Step 5: Final Report

After all iterations complete:

Clean up worktree: cd ~/workspace/your-org/$REPO_NAME && git worktree remove "$WORKTREE_PATH" 2>/dev/null
Print final report:

## Autoresearch Complete

**PR**: <PR_URL>
**Baseline**: X/6 → **Final**: Y/6
**Iterations**: N (Z kept, W reverted)

### Changes Applied
[from changelog.md]

### Files
- Optimized prompt: ~/.claude/scripts/headless-review-prompt.optimized.md
- Changelog: ~/.claude/state/autoresearch/changelog.md
- Dashboard: ~/.claude/state/autoresearch/dashboard.html
- Scores: ~/.claude/state/autoresearch/scores.json

### Diff
[output of: diff ~/.claude/scripts/headless-review-prompt.md ~/.claude/scripts/headless-review-prompt.optimized.md]
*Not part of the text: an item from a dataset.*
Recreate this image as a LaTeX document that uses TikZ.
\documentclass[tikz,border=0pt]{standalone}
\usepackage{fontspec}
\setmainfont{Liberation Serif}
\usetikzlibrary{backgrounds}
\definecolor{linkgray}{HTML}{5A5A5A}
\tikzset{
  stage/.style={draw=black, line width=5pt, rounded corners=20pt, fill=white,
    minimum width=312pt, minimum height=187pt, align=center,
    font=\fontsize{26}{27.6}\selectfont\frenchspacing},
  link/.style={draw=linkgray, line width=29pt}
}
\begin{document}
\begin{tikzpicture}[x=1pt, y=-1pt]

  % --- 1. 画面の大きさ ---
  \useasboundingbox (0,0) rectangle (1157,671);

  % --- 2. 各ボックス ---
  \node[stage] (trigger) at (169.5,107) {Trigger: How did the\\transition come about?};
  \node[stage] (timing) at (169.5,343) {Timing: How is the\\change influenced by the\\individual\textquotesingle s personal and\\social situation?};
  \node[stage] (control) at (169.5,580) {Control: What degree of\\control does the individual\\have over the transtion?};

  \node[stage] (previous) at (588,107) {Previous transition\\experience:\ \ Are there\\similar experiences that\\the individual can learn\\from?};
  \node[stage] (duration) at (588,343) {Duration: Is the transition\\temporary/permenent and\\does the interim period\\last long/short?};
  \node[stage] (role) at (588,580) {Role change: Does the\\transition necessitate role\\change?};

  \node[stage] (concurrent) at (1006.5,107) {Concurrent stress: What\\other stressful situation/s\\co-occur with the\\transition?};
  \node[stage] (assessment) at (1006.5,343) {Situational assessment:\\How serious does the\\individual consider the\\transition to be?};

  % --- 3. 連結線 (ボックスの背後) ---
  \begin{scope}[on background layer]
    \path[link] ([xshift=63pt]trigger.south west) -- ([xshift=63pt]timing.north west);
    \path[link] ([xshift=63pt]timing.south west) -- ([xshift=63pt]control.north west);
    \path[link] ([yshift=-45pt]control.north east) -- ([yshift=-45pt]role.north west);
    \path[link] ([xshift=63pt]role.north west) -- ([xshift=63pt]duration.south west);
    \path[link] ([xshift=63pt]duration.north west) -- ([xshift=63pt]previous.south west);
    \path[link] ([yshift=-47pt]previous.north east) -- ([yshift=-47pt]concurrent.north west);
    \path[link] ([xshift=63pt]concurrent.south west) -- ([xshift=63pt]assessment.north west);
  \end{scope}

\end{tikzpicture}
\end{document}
Ask: "Apply the optimized prompt as the new default? This will replace headless-review-prompt.md with the optimized version."

Important Notes

NEVER modify ~/.claude/scripts/headless-review-prompt.md directly. Always work on .optimized.md.
NEVER post real GitHub comments during testing. The dry-run preamble prevents this.
Each claude -p run takes 5-15 minutes. Be patient and track progress via dashboard.
The same PR is used for all iterations to ensure consistent scoring baseline.
If claude -p fails (non-zero exit, no REVIEW_COMPLETE line), score as 0/6 and revert.